The above examples illustrate the intricate kinetics of mRNA expression involved in nerve regeneration, which is regulated through multiple feedback loops. The distinct pattern of growth factor synthesis underlines the importance of a well-defined timing of growth factor delivery from NC for optimal recovery. Although the complexity of molecular events following peripheral nerve regeneration is not yet fully elucidated, the existing knowledge of the underlying mechanisms of the cascade triggering nerve regeneration after injury provides important clues for designing growth factor delivery regimens. Past studies have clearly neglected the issue of growth factor release kinetics, which may be attributed, in part, to the limited control over growth factor release achievable with most of today’s delivery systems; indeed, most common and readily achievable growth factor release profiles consist of a continuous release over several days or weeks with a more or less pronounced initial burst. Yet, achievement of better functional recovery after peripheral nerve trauma will most probably require the optimization of growth factor delivery kinetics.
Future perspectives
The increasing understanding of the underlying mechanisms of peripheral nerve regeneration will allow scientists to devise more appropriate NC with integrated growth factor delivery systems and/or cellular components. Single-molded NC may not give sufficient control over both the mechanical properties and the delivery of bioactive agents. More complex devices will be needed, such as multilayered NC where growth factors are entrapped in polymer layers with varying physicochemical properties or tissue-engineered NC containing viable Schwann cells.

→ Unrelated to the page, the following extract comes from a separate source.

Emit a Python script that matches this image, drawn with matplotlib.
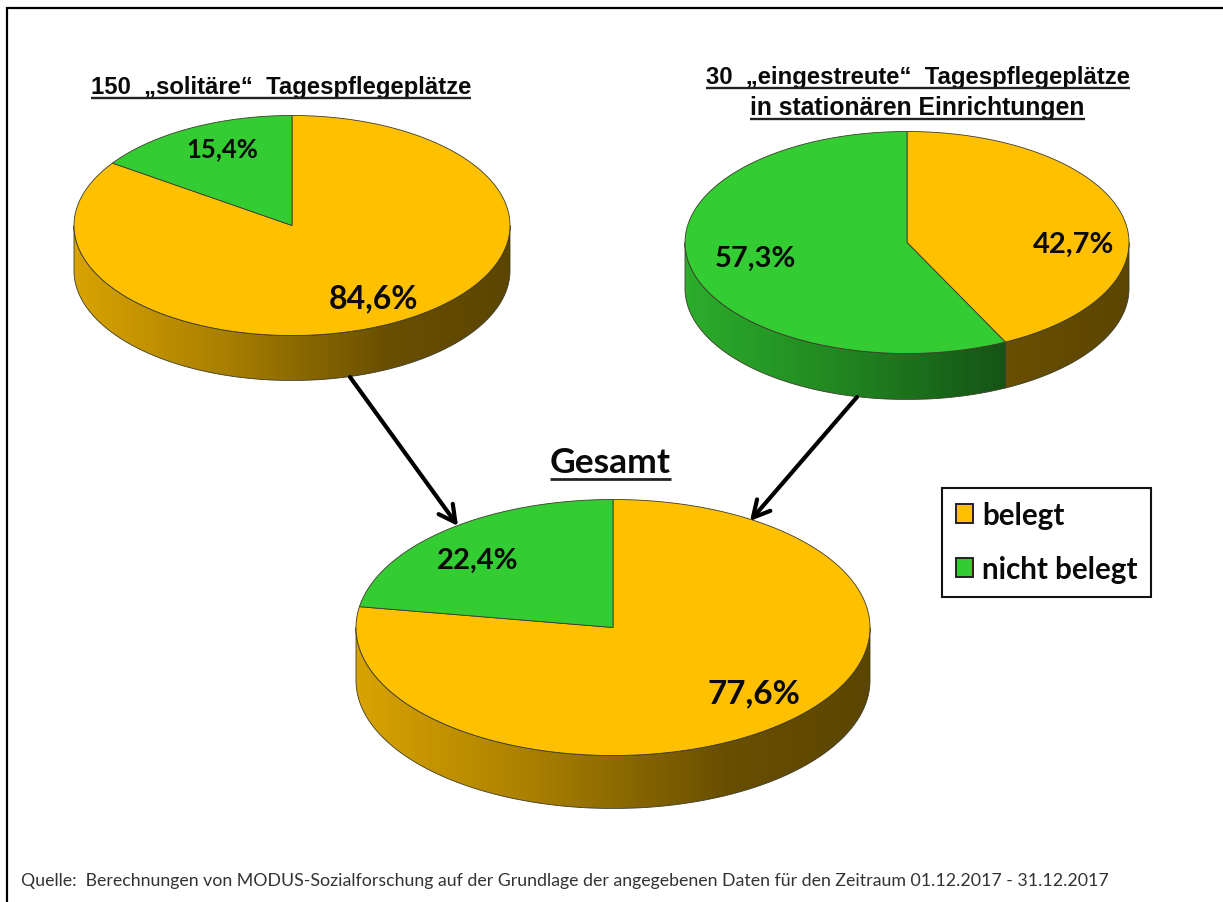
import numpy as np
import matplotlib
matplotlib.use("Agg")
import matplotlib.pyplot as plt
from matplotlib.patches import Polygon, Patch
from matplotlib.colors import to_rgb

# ---- data ----
categories = ["belegt", "nicht belegt"]
solitaer = [84.6, 15.4]
eingestreut = [42.7, 57.3]
gesamt = [77.6, 22.4]
title_solitaer = "150  „solitäre“  Tagespflegeplätze"
title_eingestreut = ["30  „eingestreute“  Tagespflegeplätze", "in stationären Einrichtungen"]
title_gesamt = "Gesamt"
source = ("Quelle:  Berechnungen von MODUS-Sozialforschung auf der Grundlage der angegebenen "
          "Daten für den Zeitraum 01.12.2017 - 31.12.2017")

# ---- style ----
W, H = 1223, 903
colors = ["#FFC000", "#33CC33"]
edge = "#3c3c28"
label_font = "Lato"
title_font = "Liberation Sans"

fig = plt.figure(figsize=(W / 100, H / 100), dpi=100, facecolor="white")
ax = fig.add_axes([0, 0, 1, 1])


def reset():
    ax.set_xlim(0, W)
    ax.set_ylim(H, 0)
    ax.axis("off")


reset()


def rim_point(cx, cy, rx, ry, deg):
    t = np.radians(deg)
    return cx + rx * np.sin(t), cy - ry * np.cos(t)


def pie3d(values, cx, cy, rx, ry, depth, label_pos, label_size):
    total = sum(values)
    start = 0.0
    factor_x = [0.0, 0.35, 0.72, 1.0]
    factor_y = [0.85, 0.66, 0.41, 0.36]
    for val, col in zip(values, colors):
        end = start + 360.0 * val / total
        # side wall: visible part of the rim is the front half
        a, b = max(start, 90.0), min(end, 270.0)
        if b > a:
            th = np.linspace(a, b, 200)
            x, y = rim_point(cx, cy, rx, ry, th)
            pts = np.r_[np.c_[x, y], np.c_[x[::-1], y[::-1] + depth]]
            poly = Polygon(pts, closed=True, facecolor="none", edgecolor=edge, lw=0.6, zorder=2.1)
            ax.add_patch(poly)
            grad_pos = np.linspace(0, 1, 256)
            f = np.interp(grad_pos, factor_x, factor_y)
            rgb = np.array(to_rgb(col))
            img = (f[:, None] * rgb)[None, :, :]
            im = ax.imshow(img, extent=(cx - rx, cx + rx, cy + ry + depth, cy - ry),
                           aspect="auto", zorder=2, interpolation="bilinear")
            im.set_clip_path(poly)
        start = end
    start = 0.0
    for val, col, (lx, ly), fs in zip(values, colors, label_pos, label_size):
        end = start + 360.0 * val / total
        th = np.linspace(start, end, 300)
        x, y = rim_point(cx, cy, rx, ry, th)
        pts = np.r_[[[cx, cy]], np.c_[x, y]]
        ax.add_patch(Polygon(pts, closed=True, facecolor=col, edgecolor=edge, lw=0.6, zorder=3))
        ax.text(lx, ly, f"{val:.1f}%".replace(".", ","), fontfamily=label_font, fontweight="bold",
                fontsize=fs, color="#0a0a0a", ha="center", va="center", zorder=5)
        start = end
    reset()


def underlined(x, y, text, font, size, ul_y, lw):
    t = ax.text(x, y, text, fontfamily=font, fontweight="bold", fontsize=size,
                color="#0a0a0a", ha="center", va="center", zorder=6)
    bb = t.get_window_extent(fig.canvas.get_renderer())
    ax.plot([bb.x0, bb.x1], [ul_y, ul_y], color="#222222", lw=lw, solid_capstyle="butt", zorder=6)


# frame: only top and left lines reach inside the picture
ax.plot([7, 7, W], [H, 9, 9], color="black", lw=1.6, solid_joinstyle="miter", zorder=1)

pie3d(solitaer, 292, 226.5, 218, 110, 45, [(373, 299), (222, 149)], [23, 18.5])
pie3d(eingestreut, 907, 243.5, 222, 111, 46, [(1074, 244.5), (755, 258.5)], [21, 21])
pie3d(gesamt, 613, 628.5, 257, 128, 53, [(754, 694), (478, 560.5)], [24, 21])

underlined(281, 87.5, title_solitaer, title_font, 17.2, 98.5, 1.7)
underlined(917.5, 77.5, title_eingestreut[0], title_font, 17.2, 88.5, 1.7)
underlined(917.5, 108.5, title_eingestreut[1], title_font, 17.8, 119.5, 1.7)
underlined(610, 463, title_gesamt, label_font, 25.5, 480, 2.0)

arrow = dict(arrowstyle="->,head_length=0.85,head_width=0.45", color="black", lw=3.0,
             shrinkA=0, shrinkB=0, mutation_scale=14)
ax.annotate("", xy=(458, 527), xytext=(350, 378), arrowprops=arrow, zorder=7)
ax.annotate("", xy=(750, 522), xytext=(857, 398), arrowprops=arrow, zorder=7)

handles = [Patch(facecolor=c, edgecolor="#222222", lw=1.4) for c in colors]
leg = ax.legend(handles, categories, loc="upper left",
                bbox_to_anchor=(942 / W, 1 - 488.5 / H), bbox_transform=fig.transFigure,
                borderaxespad=0, frameon=True, fancybox=False, edgecolor="#111111", framealpha=1,
                prop={"family": label_font, "weight": "bold", "size": 21.3},
                handlelength=0.6, handleheight=0.6, handletextpad=0.3,
                labelspacing=0.88, borderpad=0.46)
leg.get_frame().set_linewidth(1.5)
for txt in leg.get_texts():
    txt.set_color("#0a0a0a")

ax.text(21, 881, source, fontfamily=label_font, fontsize=12.78, color="#333333", ha="left", va="center")

reset()
fig.savefig("out.png", dpi=100, facecolor="white")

The combination of two or more growth factors will likely exert a synergistic effect on nerve regeneration, especially when the growth factors belong to different families and act via different mechanisms. Combinations of growth factors can be expected to enhance further nerve regeneration, particularly when each of them is delivered at individually tailored kinetics. The determination and control of suitable delivery kinetics for each of several growth factors will constitute a major hurdle both technically and biologically with the biological hurdle lying in the compliance with the naturally occurring cross talk between growth factors and cells. These difficulties together with regulatory issues (safety) and costs will probably strongly confine the number of concomitantly deliverable growth factors. A solution to this problem may be the use of Schwann cells because they can synthesize several growth factors, which is critical for very long gaps, as for instance in crossfacial grafting. The combination of Schwann cells with growth factors and their controlled delivery may further improve nerve regeneration. Such a system may be made from longitudinally aligned fibers that contain and deliver the growth factor(s) and act as support for Schwann cells. In addition, gradients of growth factors may be engineered along an NC to mimic the concept of neurotropism. Concentration gradients have already been implemented in gel matrices (Cao and Shoichet, 2003; Kapur and Shoichet, 2004); it will be very instructive to hear whether such a sophisticated system is advantageous in vivo to guide axons across long gaps.